O arco de sua inteligência abraçava Dante e os minerais; o arco de sua alma a humildade, a fé, e a caridade, tudo acompanhado daquela que ele considerava também virtude: a felicidade. Escrevia-me a 14 de fevereiro de 1925, de Turim:
“Queridíssima, antes de tudo obrigada pela bonita carta… você me pergunta se sou feliz; como não poderia sê-lo? Até quando a Fé me der força, sempre feliz ! um católico não pode não ser feliz : a tristeza deve ser banida das almas católicas; a dor não é a tristeza, que é uma doença pior que qualquer outra. Essa doença é quase sempre produzida pelo ateísmo; mas o objetivo pelo qual fomos criados nos indica um caminho semeado de muitos espinhos, mas não um caminho triste: esse é alegria, também através da dor.”
Sua figura, seu semblante, seu límpido sorriso eram a origem e a razão de cada consenso acima dos possíveis mal entendidos de seus contemporâneos, das mesquinhas disputas dos jovens e acabava sendo a sua vestimenta, aquela mesmo que, ao nascer no sábado santo de 1901, lhe foi predestinada chamando-o “o menino da festa”.

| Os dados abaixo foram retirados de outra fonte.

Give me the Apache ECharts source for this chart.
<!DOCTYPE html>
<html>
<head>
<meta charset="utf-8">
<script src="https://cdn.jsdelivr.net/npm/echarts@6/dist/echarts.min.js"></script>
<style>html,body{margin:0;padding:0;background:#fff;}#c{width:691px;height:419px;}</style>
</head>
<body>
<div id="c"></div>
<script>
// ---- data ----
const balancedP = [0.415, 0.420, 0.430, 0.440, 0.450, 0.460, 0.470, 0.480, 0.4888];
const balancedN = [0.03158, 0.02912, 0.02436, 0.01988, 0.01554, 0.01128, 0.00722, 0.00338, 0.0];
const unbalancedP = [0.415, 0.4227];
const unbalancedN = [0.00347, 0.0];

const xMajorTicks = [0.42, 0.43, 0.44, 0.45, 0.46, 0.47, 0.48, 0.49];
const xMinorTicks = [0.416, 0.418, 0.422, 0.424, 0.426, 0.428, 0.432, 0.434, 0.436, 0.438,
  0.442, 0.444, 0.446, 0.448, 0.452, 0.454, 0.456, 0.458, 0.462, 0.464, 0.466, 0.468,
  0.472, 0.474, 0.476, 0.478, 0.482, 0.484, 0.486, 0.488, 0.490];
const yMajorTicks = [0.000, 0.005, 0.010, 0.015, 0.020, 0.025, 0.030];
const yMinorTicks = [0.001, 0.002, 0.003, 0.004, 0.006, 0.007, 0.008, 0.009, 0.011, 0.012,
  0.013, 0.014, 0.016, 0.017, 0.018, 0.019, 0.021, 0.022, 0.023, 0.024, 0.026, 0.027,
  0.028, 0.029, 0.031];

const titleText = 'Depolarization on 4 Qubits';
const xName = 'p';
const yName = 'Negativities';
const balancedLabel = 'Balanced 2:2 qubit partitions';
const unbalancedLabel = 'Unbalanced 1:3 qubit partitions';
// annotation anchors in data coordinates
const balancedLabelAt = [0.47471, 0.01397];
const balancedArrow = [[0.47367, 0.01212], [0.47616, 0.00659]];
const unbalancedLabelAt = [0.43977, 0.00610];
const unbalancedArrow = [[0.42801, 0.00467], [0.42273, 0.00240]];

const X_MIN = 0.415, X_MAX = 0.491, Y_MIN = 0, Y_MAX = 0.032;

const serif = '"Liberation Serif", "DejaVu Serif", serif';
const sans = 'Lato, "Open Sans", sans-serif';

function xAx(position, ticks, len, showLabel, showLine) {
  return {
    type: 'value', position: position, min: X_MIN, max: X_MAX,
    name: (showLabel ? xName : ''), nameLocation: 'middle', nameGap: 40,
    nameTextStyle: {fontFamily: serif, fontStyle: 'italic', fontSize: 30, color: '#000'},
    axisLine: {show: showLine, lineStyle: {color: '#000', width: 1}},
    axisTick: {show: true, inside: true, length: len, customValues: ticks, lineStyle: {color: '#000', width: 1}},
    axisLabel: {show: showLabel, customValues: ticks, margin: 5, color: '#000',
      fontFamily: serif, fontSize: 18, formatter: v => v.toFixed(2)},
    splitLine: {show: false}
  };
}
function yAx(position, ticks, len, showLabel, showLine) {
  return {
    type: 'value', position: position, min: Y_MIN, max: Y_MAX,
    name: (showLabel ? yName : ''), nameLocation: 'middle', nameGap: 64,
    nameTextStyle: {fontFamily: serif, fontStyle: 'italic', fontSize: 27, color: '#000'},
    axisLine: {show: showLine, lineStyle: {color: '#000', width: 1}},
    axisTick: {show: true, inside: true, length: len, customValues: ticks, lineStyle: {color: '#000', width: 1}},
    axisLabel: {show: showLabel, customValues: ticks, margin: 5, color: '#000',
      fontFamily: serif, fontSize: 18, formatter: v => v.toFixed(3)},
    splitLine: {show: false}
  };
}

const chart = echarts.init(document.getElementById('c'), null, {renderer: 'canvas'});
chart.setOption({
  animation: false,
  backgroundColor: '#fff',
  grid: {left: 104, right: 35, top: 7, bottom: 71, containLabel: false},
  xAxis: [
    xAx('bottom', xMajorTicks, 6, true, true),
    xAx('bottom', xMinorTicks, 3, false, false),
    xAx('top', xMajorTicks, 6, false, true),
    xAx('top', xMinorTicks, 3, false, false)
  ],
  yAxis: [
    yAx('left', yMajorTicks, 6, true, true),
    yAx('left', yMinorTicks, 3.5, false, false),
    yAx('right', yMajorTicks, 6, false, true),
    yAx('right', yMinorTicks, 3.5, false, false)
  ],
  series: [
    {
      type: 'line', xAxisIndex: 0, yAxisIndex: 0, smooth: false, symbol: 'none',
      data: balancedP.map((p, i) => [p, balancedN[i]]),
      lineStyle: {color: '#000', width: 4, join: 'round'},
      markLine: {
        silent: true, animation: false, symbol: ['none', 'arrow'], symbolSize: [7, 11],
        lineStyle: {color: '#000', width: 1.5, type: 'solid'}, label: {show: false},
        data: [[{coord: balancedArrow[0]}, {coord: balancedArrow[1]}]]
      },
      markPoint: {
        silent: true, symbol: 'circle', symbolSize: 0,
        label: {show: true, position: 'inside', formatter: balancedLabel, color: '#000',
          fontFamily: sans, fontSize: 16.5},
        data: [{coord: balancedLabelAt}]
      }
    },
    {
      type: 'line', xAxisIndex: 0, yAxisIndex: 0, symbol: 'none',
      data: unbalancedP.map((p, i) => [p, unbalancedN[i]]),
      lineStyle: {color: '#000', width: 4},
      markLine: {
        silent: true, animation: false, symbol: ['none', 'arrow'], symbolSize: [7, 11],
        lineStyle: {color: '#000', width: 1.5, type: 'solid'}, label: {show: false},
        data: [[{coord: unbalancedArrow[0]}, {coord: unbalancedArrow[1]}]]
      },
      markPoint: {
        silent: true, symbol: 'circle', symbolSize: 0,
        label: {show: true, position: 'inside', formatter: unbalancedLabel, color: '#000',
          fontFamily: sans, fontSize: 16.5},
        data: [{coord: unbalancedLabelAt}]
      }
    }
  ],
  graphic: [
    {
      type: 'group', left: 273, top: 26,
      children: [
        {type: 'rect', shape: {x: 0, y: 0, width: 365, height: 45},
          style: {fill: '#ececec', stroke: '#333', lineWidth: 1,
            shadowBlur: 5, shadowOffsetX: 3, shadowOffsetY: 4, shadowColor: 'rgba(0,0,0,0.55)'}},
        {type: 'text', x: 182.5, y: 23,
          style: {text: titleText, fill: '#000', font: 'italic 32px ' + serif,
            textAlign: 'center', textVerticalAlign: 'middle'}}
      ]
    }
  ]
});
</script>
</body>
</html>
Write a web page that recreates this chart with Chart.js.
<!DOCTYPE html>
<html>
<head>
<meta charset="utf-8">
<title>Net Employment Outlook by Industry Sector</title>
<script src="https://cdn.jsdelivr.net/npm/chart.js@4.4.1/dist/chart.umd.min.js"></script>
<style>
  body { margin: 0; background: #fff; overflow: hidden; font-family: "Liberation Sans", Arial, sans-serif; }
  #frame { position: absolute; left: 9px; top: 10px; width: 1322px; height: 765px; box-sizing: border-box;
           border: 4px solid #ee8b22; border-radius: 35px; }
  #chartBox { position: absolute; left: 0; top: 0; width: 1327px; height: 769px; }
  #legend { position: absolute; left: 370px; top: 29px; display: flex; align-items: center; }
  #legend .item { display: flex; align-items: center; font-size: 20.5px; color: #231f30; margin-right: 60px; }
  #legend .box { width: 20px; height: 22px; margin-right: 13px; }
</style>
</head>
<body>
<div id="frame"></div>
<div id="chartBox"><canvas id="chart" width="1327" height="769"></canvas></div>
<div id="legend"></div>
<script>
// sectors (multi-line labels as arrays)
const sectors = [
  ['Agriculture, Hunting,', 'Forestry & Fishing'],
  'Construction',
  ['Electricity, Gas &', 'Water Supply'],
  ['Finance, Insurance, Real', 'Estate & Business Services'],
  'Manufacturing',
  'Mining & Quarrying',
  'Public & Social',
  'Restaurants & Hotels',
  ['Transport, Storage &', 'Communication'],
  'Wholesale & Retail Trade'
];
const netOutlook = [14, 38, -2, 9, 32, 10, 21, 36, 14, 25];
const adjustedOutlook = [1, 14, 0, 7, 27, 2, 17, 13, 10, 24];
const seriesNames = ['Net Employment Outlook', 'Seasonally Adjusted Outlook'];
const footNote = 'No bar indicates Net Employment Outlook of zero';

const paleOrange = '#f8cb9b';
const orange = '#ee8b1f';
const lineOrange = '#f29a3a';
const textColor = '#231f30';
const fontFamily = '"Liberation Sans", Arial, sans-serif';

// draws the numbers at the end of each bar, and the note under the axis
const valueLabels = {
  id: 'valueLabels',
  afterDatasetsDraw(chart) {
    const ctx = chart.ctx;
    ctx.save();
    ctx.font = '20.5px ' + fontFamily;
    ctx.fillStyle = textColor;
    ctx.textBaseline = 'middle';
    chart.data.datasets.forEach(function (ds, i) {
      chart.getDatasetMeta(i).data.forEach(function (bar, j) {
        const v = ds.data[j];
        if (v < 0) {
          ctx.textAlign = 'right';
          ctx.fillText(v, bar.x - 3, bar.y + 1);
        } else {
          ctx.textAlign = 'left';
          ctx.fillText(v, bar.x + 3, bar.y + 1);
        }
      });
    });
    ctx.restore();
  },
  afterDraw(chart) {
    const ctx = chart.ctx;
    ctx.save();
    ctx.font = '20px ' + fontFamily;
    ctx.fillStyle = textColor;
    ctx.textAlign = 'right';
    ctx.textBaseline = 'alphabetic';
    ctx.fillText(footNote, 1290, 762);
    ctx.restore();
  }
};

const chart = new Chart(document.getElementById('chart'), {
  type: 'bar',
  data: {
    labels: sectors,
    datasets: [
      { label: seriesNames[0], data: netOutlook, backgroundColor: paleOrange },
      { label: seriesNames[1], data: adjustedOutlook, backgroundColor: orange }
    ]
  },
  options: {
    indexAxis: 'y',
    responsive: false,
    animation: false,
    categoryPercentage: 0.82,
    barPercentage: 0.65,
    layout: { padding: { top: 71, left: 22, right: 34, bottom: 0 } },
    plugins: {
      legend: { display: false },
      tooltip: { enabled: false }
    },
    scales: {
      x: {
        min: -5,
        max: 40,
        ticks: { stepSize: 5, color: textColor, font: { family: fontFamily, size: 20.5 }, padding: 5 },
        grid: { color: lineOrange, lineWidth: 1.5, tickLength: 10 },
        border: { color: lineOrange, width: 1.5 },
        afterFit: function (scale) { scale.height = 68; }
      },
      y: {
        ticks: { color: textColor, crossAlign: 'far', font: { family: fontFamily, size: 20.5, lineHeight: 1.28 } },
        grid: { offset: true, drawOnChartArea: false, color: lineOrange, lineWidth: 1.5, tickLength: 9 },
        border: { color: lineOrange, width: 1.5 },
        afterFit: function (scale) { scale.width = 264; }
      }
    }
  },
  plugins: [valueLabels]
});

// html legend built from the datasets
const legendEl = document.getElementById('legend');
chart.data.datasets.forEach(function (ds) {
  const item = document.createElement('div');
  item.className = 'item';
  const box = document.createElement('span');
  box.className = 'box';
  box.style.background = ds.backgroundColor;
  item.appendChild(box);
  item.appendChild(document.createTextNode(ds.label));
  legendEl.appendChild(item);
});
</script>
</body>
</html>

“Ripresa”, 15 de julho de 1975

* Luciana Frassati Gawronska, (*1902 +2007)

Formada em Direito, escritora e poetisa. Entre seus livros destacam-se as biografias de Pier Giorgio o qual era seu irmão.
Amiga de todas as horas, grande incentivadora do processo de beatificação.
Casou-se com diplomata polonês Jan Gawronska em 1925. Vivenciou o drama da Segunda Guerra Mundial o qual relata em seu livro: O Destino passa por Varsóvia . Teve seis filhos entre eles: o jornalista Jas Gawronska e Wanda Gawronska, presidente da Associação Pier Giorgio Frassati de Roma.